Free a Binary Tree

Seems very close to O(n) to me:

This does a depth-first walk on the tree, and uses the ->left pointer of traversed nodes to keep track of the parent.

struct Node * node = root;
struct Node * up = NULL;

while (node != NULL) {
    if (node->left != NULL) {
        struct Node * left = node->left;
        node->left = up;
        up = node;
        node = left;
    } else if (node->right != NULL) {
        struct Node * right = node->right;
        node->left = up;
        node->right = NULL;
        up = node;
        node = right;
    } else {
        if (up == NULL) {
            free(node);
            node = NULL;
        }
        while (up != NULL) {
            free(node);
            if (up->right != NULL) {
                node = up->right;
                up->right = NULL;
                break;
            } else {
                node = up;
                up = up->left;
            }
        }
    }
}

C99, 94, O(n)

Edit: everyone seems to refer to struct Node just as Node as if the typedefed it, so I did too.

this is actually my first C golf. lots of segfaults.

anyways, this requires C99 because it uses a declaration inside a for loop's first statement.

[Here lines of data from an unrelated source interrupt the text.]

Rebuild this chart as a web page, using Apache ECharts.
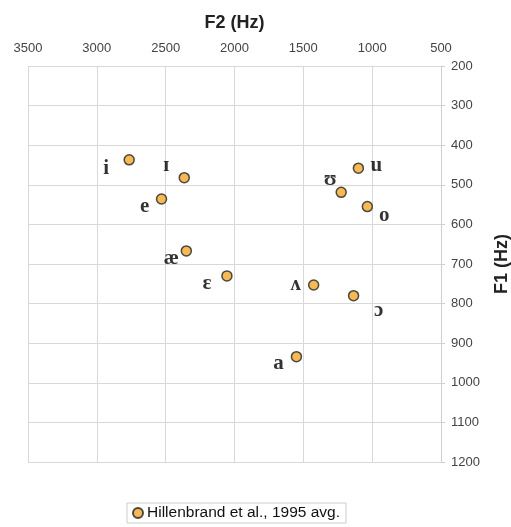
<!DOCTYPE html>
<html><head><meta charset="utf-8">
<script src="https://cdn.jsdelivr.net/npm/echarts@6/dist/echarts.min.js"></script>
<style>html,body{margin:0;padding:0;background:#fff}#c{width:511px;height:527px}</style>
</head><body><div id="c"></div>
<script>
const vowels = ['i','ɪ','e','æ','ɛ','u','ʊ','o','ʌ','ɔ','a'];
const f2 = [2765, 2365, 2530, 2350, 2055, 1100, 1225, 1035, 1425, 1135, 1550];
const f1 = [437, 482, 536, 667, 730, 458, 519, 555, 753, 780, 934];
const labelOffsets = [[-23,9],[-18,-12],[-17,8],[-15,8],[-20,8],[18,-3],[-11,-13],[17,9],[-18,0],[25,15],[-18,7]];
const xTicks = [500,1000,1500,2000,2500,3000,3500];
const yTicks = [200,300,400,500,600,700,800,900,1000,1100,1200];

const data = vowels.map((v,i)=>({
  value:[f2[i], f1[i]], name:v,
  label:{show:true, formatter:v, offset:labelOffsets[i], position:'inside'}
}));

const chart = echarts.init(document.getElementById('c'));
chart.setOption({
  animation:false,
  grid:{left:28, right:70, top:66, bottom:65, containLabel:false, outerBoundsMode:'none'},
  xAxis:{
    type:'value', position:'top', inverse:true,
    min:xTicks[0], max:xTicks[xTicks.length-1], interval:500,
    name:'F2 (Hz)', nameLocation:'middle', nameGap:43,
    nameTextStyle:{fontFamily:'Liberation Sans', fontWeight:'bold', fontSize:18, color:'#222', verticalAlign:'middle'},
    axisLine:{show:false}, axisTick:{show:false},
    axisLabel:{fontFamily:'Liberation Sans', fontSize:13, color:'#444', margin:11, formatter:v=>String(v)},
    splitLine:{show:true, lineStyle:{color:'#d8d8d8', width:1}}
  },
  yAxis:{
    type:'value', position:'right', inverse:true,
    min:yTicks[0], max:yTicks[yTicks.length-1], interval:100,
    name:'F1 (Hz)', nameLocation:'middle', nameGap:61, nameRotate:90,
    nameTextStyle:{fontFamily:'Liberation Sans', fontWeight:'bold', fontSize:18, color:'#222', verticalAlign:'middle'},
    axisLine:{show:true, lineStyle:{color:'#cfcfcf'}},
    axisTick:{show:true, length:4, lineStyle:{color:'#cfcfcf'}},
    axisLabel:{fontFamily:'Liberation Sans', fontSize:13, color:'#444', margin:10, formatter:v=>String(v)},
    splitLine:{show:true, lineStyle:{color:'#d8d8d8', width:1}}
  },
  legend:{
    top:503, left:127,
    data:['Hillenbrand et al., 1995 avg.'],
    itemWidth:10, itemHeight:10, itemGap:4,
    borderColor:'#cccccc', borderWidth:1, padding:[2,6,2,5],
    textStyle:{fontFamily:'Liberation Sans', fontSize:15.5, color:'#111', padding:[0,0,0,-1]}
  },
  series:[{
    type:'scatter', name:'Hillenbrand et al., 1995 avg.',
    symbol:'circle', symbolSize:10,
    itemStyle:{color:'#f2a82c', borderColor:'#222', borderWidth:1.5},
    label:{fontFamily:'Liberation Serif', fontWeight:'bold', fontSize:21, color:'#000'},
    data:data
  }]
});
</script></body></html>
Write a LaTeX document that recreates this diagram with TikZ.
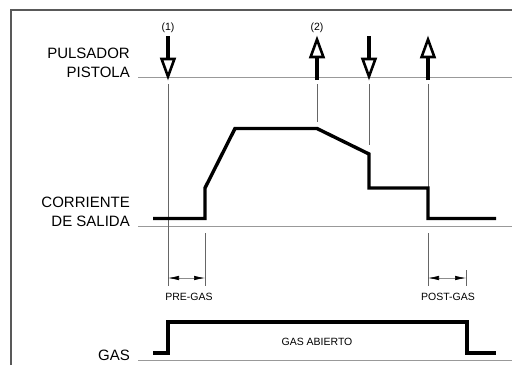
\documentclass[tikz,border=0pt]{standalone}
\usepackage{fontspec}
\setmainfont{Liberation Sans}
\usetikzlibrary{arrows.meta}
\begin{document}
\begin{tikzpicture}[x=1pt,y=-1pt,
  frame/.style={draw=black!65, line width=1.1pt},
  refline/.style={draw=black!40, line width=1pt},
  guide/.style={draw=black!60, line width=0.6pt},
  wave/.style={draw=black, line width=3.4pt, line join=miter},
  shaft/.style={draw=black, line width=3.8pt},
  headtri/.style={draw=black, fill=white, line width=2.6pt, line join=miter},
  big/.style={font=\fontsize{15}{18}\selectfont, inner sep=0pt},
  small/.style={font=\fontsize{10.5}{12}\selectfont, inner sep=0pt},
  dimline/.style={draw=black!45, line width=0.6pt,
     {Latex[length=11pt,width=4.5pt,black]}-{Latex[length=11pt,width=4.5pt,black]}}
]
\useasboundingbox (0,0) rectangle (512,365);
% frame
\draw[frame] (11,365) -- (11,10) -- (512,10);
% reference lines
\draw[refline] (138,77) -- (512,77);
\draw[refline] (138,226.5) -- (512,226.5);
\draw[refline] (138,360) -- (512,360);
% labels
\node[big, anchor=base east] (pulsador) at (130,58) {PULSADOR};
\node[big, anchor=base east] (pistola) at (130,77) {PISTOLA};
\node[big, anchor=base east] (corriente) at (130,207.5) {CORRIENTE};
\node[big, anchor=base east] (salida) at (130,226.5) {DE SALIDA};
\node[big, anchor=base east] (gas) at (130,360) {GAS};
% guides
\coordinate (g1a) at (168,84);  \coordinate (g1b) at (168,286);
\coordinate (g2a) at (317,84);  \coordinate (g2b) at (317,122);
\coordinate (g3a) at (369,84);  \coordinate (g3b) at (369,145);
\coordinate (g4a) at (428,84);  \coordinate (g4b) at (428,188);
\coordinate (g5a) at (428,233); \coordinate (g5b) at (428,286);
\coordinate (g6a) at (205,233); \coordinate (g6b) at (205,286);
\coordinate (g7a) at (466,270); \coordinate (g7b) at (466,286);
\draw[guide] (g1a) -- (g1b);
\draw[guide] (g2a) -- (g2b);
\draw[guide] (g3a) -- (g3b);
\draw[guide] (g4a) -- (g4b);
\draw[guide] (g5a) -- (g5b);
\draw[guide] (g6a) -- (g6b);
\draw[guide] (g7a) -- (g7b);
% dimension arrows
\coordinate (pa) at (168,278); \coordinate (pb) at (205,278);
\coordinate (qa) at (428,278); \coordinate (qb) at (466,278);
\draw[dimline] (pa) -- (pb);
\draw[dimline] (qa) -- (qb);
\node[small] (pregas) at (189,297) {PRE-GAS};
\node[small] (postgas) at (448,297) {POST-GAS};
% current waveform
\draw[wave] (153,218.5) -- (205,218.5) -- (205,188) -- (235,128.5) -- (317,128.5)
  -- (369,154) -- (369,188) -- (428,188) -- (428,218.5) -- (496,218.5);
% gas waveform
\draw[wave] (153,353) -- (168,353) -- (168,322) -- (467,322) -- (467,353) -- (496,353);
\node[small] (abierto) at (317,342) {GAS ABIERTO};
% push-button arrows
% down arrows
\foreach \x in {168,369} {
  \draw[shaft] (\x,36) -- (\x,60);
  \draw[headtri] (\x-6.4,59) -- (\x+6.4,59) -- (\x,76.5) -- cycle;
}
% up arrows
\foreach \x in {317,428} {
  \draw[shaft] (\x,80) -- (\x,57);
  \draw[headtri] (\x-6.4,57) -- (\x+6.4,57) -- (\x,39.5) -- cycle;
}
\node[small] (n1) at (168,27.5) {(1)};
\node[small] (n2) at (317,27.5) {(2)};
\end{tikzpicture}
\end{document}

void f(Node*n){for(Node*q;n;n=q)(q=n->left)?n->left=q->right,q->right=n:(q=n->right,free(n));}

not even using #define!

this algorithm works by transforming the tree so that the top node has no left child, and then deleting it and moving on to it's right child.

for example, if we start with the tree

 1
/ \
2 3
 \
 4

the algorithm will mutate the pointers so that the tree will be

2
 \
 1
/ \
4 3

now we can delete the topmost node easily.